Un hombre de su tiempo
Floreal Recabarren Rojas fue hijo de un Chile que ya no existe, y como tal, vivió bajo esas leyes: la valoración de la vida, amistad, de las personas, la democracia, la familia. Fue alcalde cuando no se pagaba por ello, diputado, core, pero también administrador de un preuniversitario, vendedor de bencina, padre, esposo, buen hijo, un hombre alegre y amigo de la amistad y el Norte Grande.
Hay hombres que son indispensables, escribió alguna vez Carlos Tarragó, presidente de Corporación Proa, aludiendo a Juan Floreal Recabarren Rojas; una gran definición para el que es uno de los antofagastinos más relevantes de la historia.
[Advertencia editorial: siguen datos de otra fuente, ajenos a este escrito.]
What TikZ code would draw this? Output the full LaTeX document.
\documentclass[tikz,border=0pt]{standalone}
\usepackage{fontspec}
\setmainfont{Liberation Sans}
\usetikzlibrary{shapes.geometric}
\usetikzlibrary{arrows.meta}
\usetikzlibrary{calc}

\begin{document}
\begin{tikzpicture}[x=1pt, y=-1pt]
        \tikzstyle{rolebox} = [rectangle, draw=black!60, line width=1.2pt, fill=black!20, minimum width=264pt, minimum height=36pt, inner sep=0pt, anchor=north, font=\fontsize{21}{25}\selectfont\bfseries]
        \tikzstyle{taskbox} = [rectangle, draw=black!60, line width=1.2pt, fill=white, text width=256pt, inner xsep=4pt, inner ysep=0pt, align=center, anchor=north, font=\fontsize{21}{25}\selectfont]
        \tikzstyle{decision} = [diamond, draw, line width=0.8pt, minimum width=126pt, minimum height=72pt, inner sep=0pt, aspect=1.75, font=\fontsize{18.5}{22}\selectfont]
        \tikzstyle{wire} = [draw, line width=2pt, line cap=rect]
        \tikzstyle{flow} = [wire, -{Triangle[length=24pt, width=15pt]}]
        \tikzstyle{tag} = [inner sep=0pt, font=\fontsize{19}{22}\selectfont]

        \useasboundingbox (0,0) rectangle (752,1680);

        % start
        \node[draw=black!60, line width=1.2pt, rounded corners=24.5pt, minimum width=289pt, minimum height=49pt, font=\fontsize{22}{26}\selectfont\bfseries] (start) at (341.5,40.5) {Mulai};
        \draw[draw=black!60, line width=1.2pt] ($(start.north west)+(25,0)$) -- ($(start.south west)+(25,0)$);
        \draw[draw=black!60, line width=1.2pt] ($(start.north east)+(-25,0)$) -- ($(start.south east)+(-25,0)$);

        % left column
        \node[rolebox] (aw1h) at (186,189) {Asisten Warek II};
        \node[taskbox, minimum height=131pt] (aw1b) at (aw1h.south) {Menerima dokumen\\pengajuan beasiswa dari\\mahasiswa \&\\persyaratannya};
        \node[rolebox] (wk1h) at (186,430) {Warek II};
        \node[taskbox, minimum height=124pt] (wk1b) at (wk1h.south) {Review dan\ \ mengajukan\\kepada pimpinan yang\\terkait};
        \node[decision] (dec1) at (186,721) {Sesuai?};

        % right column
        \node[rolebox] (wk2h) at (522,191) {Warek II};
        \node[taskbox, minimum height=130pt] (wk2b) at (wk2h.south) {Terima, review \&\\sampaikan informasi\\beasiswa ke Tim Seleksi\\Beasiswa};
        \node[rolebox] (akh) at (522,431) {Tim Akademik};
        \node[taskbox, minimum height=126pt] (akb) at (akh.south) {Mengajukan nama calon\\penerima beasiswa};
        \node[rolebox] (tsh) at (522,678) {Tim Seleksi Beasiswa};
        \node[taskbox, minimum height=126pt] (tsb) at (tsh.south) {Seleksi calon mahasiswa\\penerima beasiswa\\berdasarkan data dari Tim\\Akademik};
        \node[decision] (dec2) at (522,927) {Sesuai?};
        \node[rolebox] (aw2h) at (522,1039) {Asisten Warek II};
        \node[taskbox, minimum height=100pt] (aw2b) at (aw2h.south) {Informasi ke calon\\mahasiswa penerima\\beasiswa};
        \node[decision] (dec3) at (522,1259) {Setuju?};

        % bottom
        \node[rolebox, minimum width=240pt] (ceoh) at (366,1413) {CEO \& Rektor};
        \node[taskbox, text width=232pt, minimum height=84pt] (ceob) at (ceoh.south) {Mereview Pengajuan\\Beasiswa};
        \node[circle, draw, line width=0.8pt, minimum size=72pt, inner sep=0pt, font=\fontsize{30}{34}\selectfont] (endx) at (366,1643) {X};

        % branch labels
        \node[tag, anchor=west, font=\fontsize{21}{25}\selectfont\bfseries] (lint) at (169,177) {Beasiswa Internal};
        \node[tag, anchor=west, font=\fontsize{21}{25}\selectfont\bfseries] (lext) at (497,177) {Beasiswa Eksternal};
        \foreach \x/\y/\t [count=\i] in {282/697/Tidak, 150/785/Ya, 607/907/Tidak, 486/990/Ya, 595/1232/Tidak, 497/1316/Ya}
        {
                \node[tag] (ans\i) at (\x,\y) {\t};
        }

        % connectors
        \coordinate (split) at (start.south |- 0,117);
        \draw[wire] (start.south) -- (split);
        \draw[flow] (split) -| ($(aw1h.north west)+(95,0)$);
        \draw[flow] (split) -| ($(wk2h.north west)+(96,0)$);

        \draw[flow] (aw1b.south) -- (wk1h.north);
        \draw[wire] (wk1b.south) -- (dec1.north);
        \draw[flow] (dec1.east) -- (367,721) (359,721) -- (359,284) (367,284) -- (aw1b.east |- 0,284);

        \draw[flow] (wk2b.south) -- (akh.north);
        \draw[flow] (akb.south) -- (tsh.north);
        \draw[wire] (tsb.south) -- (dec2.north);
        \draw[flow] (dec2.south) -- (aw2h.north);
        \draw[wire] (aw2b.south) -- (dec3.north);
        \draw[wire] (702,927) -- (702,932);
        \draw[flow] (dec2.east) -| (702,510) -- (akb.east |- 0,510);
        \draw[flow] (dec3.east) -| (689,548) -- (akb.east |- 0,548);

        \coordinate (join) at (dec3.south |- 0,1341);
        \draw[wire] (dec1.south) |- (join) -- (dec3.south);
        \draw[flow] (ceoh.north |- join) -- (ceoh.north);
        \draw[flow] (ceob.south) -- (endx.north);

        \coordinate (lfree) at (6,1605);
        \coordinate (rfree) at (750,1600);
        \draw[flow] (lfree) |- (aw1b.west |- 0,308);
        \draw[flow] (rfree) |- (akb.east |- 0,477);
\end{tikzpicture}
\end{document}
Su huella está en distintos planos: la política, la educación, el emprendimiento, pero mucho más por su generosidad, sabiduría y ganas de vivir. A pesar de ser hospitalizado en varias ocasiones durante las últimas semanas, don Floreal siempre mantuvo el ánimo arriba y la esperanza de seguir aportando a Chile.
Era un hombre republicano y demócrata, respetuoso de las instituciones y de las distintas opiniones; por eso era fácil conversar y debatir ideas con él: no imponía, sugería; no gritaba, explicaba, a pesar de la tremenda experiencia acumulada durante 93 años de existencia no exenta de dificultades.
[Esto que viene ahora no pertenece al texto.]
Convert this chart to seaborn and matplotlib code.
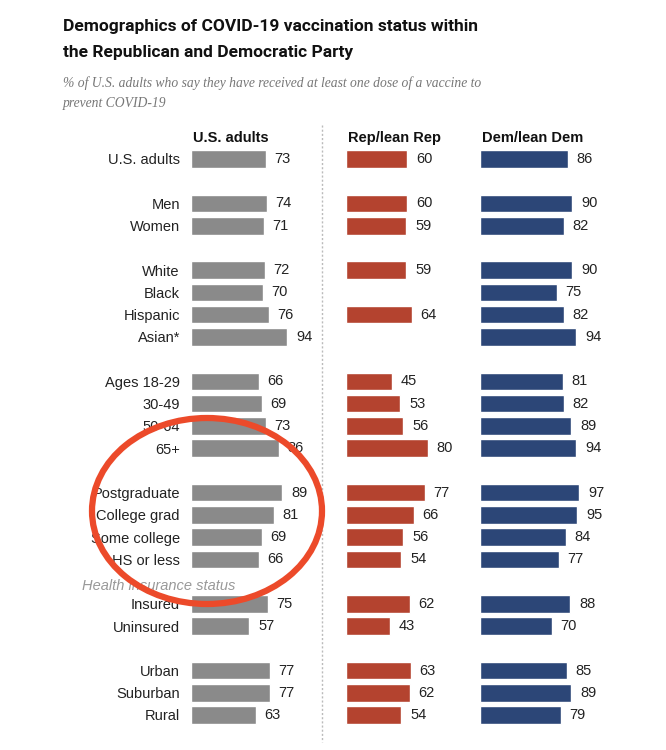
import numpy as np
import pandas as pd
import seaborn as sns
import matplotlib
matplotlib.use("Agg")
from matplotlib import pyplot as plt
from matplotlib.patches import Ellipse
from matplotlib.lines import Line2D

# datos de la grafica (filas vacias = None)
categorias = ["U.S. adults", None, "Men", "Women", None,
              "White", "Black", "Hispanic", "Asian*", None,
              "Ages 18-29", "30-49", "50-64", "65+", None,
              "Postgraduate", "College grad", "Some college", "HS or less", None,
              "Insured", "Uninsured", None,
              "Urban", "Suburban", "Rural"]
us_adults = [73, None, 74, 71, None, 72, 70, 76, 94, None,
             66, 69, 73, 86, None, 89, 81, 69, 66, None,
             75, 57, None, 77, 77, 63]
rep_lean = [60, None, 60, 59, None, 59, None, 64, None, None,
            45, 53, 56, 80, None, 77, 66, 56, 54, None,
            62, 43, None, 63, 62, 54]
dem_lean = [86, None, 90, 82, None, 90, 75, 82, 94, None,
            81, 82, 89, 94, None, 97, 95, 84, 77, None,
            88, 70, None, 85, 89, 79]
paneles = ["U.S. adults", "Rep/lean Rep", "Dem/lean Dem"]
colores = ["#8a8a8a", "#b4432f", "#2c4677"]

sns.set_theme(style="white")
plt.rcParams["font.family"] = ["Liberation Sans", "DejaVu Sans"]

W, H = 666, 750
fig = plt.figure(figsize=(W / 100, H / 100), dpi=100)

def px(x, y, w, h):
    # pixel box (desde arriba) -> fraccion de figura
    return [x / W, 1 - (y + h) / H, w / W, h / H]

fila = np.arange(len(categorias))
top = 159 - 11.12
alto = len(categorias) * 22.24
escala = 1.025  # px por punto
xmax = 112

series = [us_adults, rep_lean, dem_lean]
lefts = [191, 346, 480]

for k, (nombre, vals) in enumerate(zip(paneles, series)):
    df = pd.DataFrame({"fila": fila, "valor": vals}).dropna()
    ax = fig.add_axes(px(lefts[k], top, xmax * escala, alto))
    sns.barplot(data=df, x="valor", y="fila", orient="h", native_scale=True,
                color=colores[k], saturation=1, width=0.79, ax=ax)
    ax.set_xlim(0, xmax)
    ax.set_ylim(len(categorias) - 0.5, -0.5)
    for _, r in df.iterrows():
        ax.text(r["valor"] + 8.5, r["fila"], str(int(r["valor"])), va="center",
                ha="left", fontsize=10.5, color="#222222")
    ax.set_xlabel("")
    ax.set_ylabel("")
    ax.set_xticks([])
    if k == 0:
        idx = [i for i, c in enumerate(categorias) if c]
        ax.set_yticks(idx)
        ax.set_yticklabels([categorias[i] for i in idx], fontsize=10.5, color="#222222")
        ax.tick_params(axis="y", length=0, pad=8)
    else:
        ax.set_yticks([])
    sns.despine(ax=ax, left=True, bottom=True)
    fig.text((lefts[k] + 2) / W, 1 - 138 / H, nombre, fontsize=10.5,
             fontweight="bold", va="center", ha="left", color="#111111")

fig.text(82 / W, 1 - 586 / H, "Health insurance status", fontsize=10.5,
         style="italic", color="#999999", va="center", ha="left")

# titulo y subtitulo
tfam = ["Roboto", "Liberation Sans", "DejaVu Sans"]
fig.text(63 / W, 1 - 27 / H, "Demographics of COVID-19 vaccination status within",
         fontsize=12.5, fontweight="bold", family=tfam, va="center", color="#111111")
fig.text(63 / W, 1 - 53 / H, "the Republican and Democratic Party",
         fontsize=12.5, fontweight="bold", family=tfam, va="center", color="#111111")
sfam = ["Liberation Serif", "DejaVu Serif"]
fig.text(63 / W, 1 - 83 / H,
         "% of U.S. adults who say they have received at least one dose of a vaccine to",
         fontsize=9.8, style="italic", family=sfam, va="center", color="#777777")
fig.text(63 / W, 1 - 103 / H, "prevent COVID-19",
         fontsize=9.8, style="italic", family=sfam, va="center", color="#777777")

# linea separadora punteada
fig.add_artist(Line2D([322 / W, 322 / W], [1 - 125 / H, 1 - 742 / H],
                      transform=fig.transFigure, color="#bbbbbb", lw=1,
                      linestyle=(0, (1.5, 1.5))))

# circulo rojo dibujado a mano
circ = Ellipse((207 / W, 1 - 511 / H), 230 / W, 186 / H, transform=fig.transFigure,
               fill=False, edgecolor="#ec4a2a", lw=4.5, zorder=10)
fig.add_artist(circ)

fig.savefig("out.png", dpi=100)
Vivió la pobreza, la cárcel, la incertidumbre, pero como hombre grande que era, sabía que hay cosas más relevantes por las que vale la pena bregar -el bien común, entre otros- y a eso se apegaba.
Con el final de los días de don Floreal, es indudable que termina una notable generación de compatriotas que marcó un instante histórico, un trance que comprometió la modernidad del siglo XX y la pérdida y recuperación de la democracia.
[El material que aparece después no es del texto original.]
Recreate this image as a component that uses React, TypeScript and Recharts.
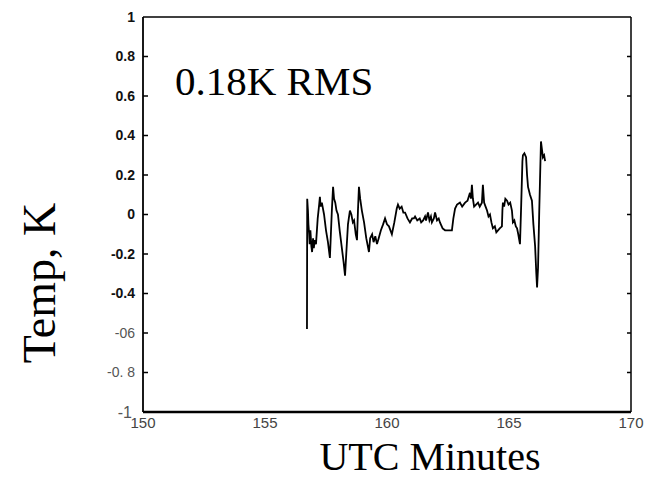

Habitualmente forjados en la educación pública laica, personas como don Floreal se foguearon en la conversación cotidiana, en el debate de ideas, en el respeto al otro, el cuidado por la familia y la alta valoración del ser humano, cuestiones que hoy parecen tan ajenas, incluso extraordinarias.
Fue un hombre de su tiempo, modelos que ya fenecen con los cambios generacionales y culturales.
Habrá que recordarlo por su pedagogía incansable y su enorme sentido del deber, de poner a la persona por delante y su potente nortinidad. Defensor de toda la región, hizo conocer sus juicios respecto a todo, hasta sus últimos instantes -no por nada continuó escribiendo hasta hace poco-. Eso le dio jovialidad y fue un combustible para enfrentar la vejez.
Murió el cuerpo de este nortino, pero su generoso legado está allí para seguir aprendiéndolo.